The Copper Factory Solid Cast Copper Decorative 4in.X 12in. Floor Register with Damper in Satin Nickel Finish
This industrial standard floor register is suitable for the most heavy-duty floors of your home, such as the garage.
It is made from solid cast 100 percent copper. The surface is finished with an attractive coating of Nickel.
It was designed in such a way that it can be screwed on a powder-coated adjustable steel dumper.
The cost, however, looks a bit too much for a floor register in its class, but it’s worth it if you consider the materials of construction.
You might be impressed by the fact that it is handcrafted by Copper Factory’s own artisans.
Prima Decorative Hardware VR 102 Cast Aluminum Floor Register for Home Decor – Handcrafted, HVAC Floor Vent 4″ x 10″, Satin Finish Look – Removable Metal Damper, Sand Casted
This floor register comes in a simple grilled design.
Handcrafted from cast aluminum, it is lightweight enough to be installed on the ceiling although you’ll need to screw it there to prevent it from falling.
It also comes with a pre-attached metal damper that you can remove when you see fit. The powder-coated matte flat finish doesn’t look bad at all.
Related: Can You Put A Rug Over A Floor Vent?
If your manufactured home has an HVAC system, you need floor registers to assist in ventilation.
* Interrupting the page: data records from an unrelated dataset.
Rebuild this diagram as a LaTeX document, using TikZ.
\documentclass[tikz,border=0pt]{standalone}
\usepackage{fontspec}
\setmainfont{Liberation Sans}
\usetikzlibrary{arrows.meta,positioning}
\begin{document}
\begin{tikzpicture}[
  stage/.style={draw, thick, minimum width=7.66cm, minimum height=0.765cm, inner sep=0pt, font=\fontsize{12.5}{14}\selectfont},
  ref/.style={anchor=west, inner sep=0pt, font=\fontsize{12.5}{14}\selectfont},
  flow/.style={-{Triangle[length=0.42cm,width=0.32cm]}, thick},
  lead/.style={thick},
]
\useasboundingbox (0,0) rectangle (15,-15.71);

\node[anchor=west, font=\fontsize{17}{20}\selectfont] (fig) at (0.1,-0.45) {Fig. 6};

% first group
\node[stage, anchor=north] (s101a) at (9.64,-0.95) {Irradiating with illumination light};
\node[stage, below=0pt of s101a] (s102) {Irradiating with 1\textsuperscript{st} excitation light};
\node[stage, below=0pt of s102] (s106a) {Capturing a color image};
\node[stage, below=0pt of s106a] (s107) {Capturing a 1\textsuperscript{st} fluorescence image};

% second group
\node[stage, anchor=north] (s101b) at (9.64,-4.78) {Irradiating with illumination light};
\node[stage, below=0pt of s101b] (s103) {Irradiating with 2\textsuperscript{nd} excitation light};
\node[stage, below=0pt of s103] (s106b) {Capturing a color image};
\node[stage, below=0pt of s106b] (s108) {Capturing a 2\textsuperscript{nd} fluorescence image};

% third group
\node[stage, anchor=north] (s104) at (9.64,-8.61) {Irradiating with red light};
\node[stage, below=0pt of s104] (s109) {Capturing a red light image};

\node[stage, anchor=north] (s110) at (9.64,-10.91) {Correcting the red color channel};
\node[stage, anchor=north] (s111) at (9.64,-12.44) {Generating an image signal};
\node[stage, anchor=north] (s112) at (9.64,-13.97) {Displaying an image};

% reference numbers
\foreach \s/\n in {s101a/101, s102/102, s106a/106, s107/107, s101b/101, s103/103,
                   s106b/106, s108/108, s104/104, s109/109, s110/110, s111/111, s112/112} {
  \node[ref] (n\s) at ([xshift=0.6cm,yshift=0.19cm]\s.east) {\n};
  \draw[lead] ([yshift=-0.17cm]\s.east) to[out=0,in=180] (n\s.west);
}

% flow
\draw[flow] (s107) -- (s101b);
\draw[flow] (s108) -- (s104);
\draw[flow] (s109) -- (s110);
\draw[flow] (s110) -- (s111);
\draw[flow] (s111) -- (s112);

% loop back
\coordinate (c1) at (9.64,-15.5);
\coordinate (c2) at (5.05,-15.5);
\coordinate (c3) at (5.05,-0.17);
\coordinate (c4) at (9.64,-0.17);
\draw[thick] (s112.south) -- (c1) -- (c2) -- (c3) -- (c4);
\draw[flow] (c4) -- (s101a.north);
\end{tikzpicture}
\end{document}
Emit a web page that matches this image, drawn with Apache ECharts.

There are a lot of options to choose from including a wide variety of materials of construction, styles, and outer finishes all of which contribute to the functionality of the floor register.
Among other things you should bear in mind when shopping for floor registers is the size of the duct opening.
That’s partly because even the standardized size of registers is available in a range of measurements.
Do not install raised registers no matter how cool they may look unless advised otherwise by your flooring expert.
It also makes sense to consider the cost of each unit especially if you are in need of a large of floor registers.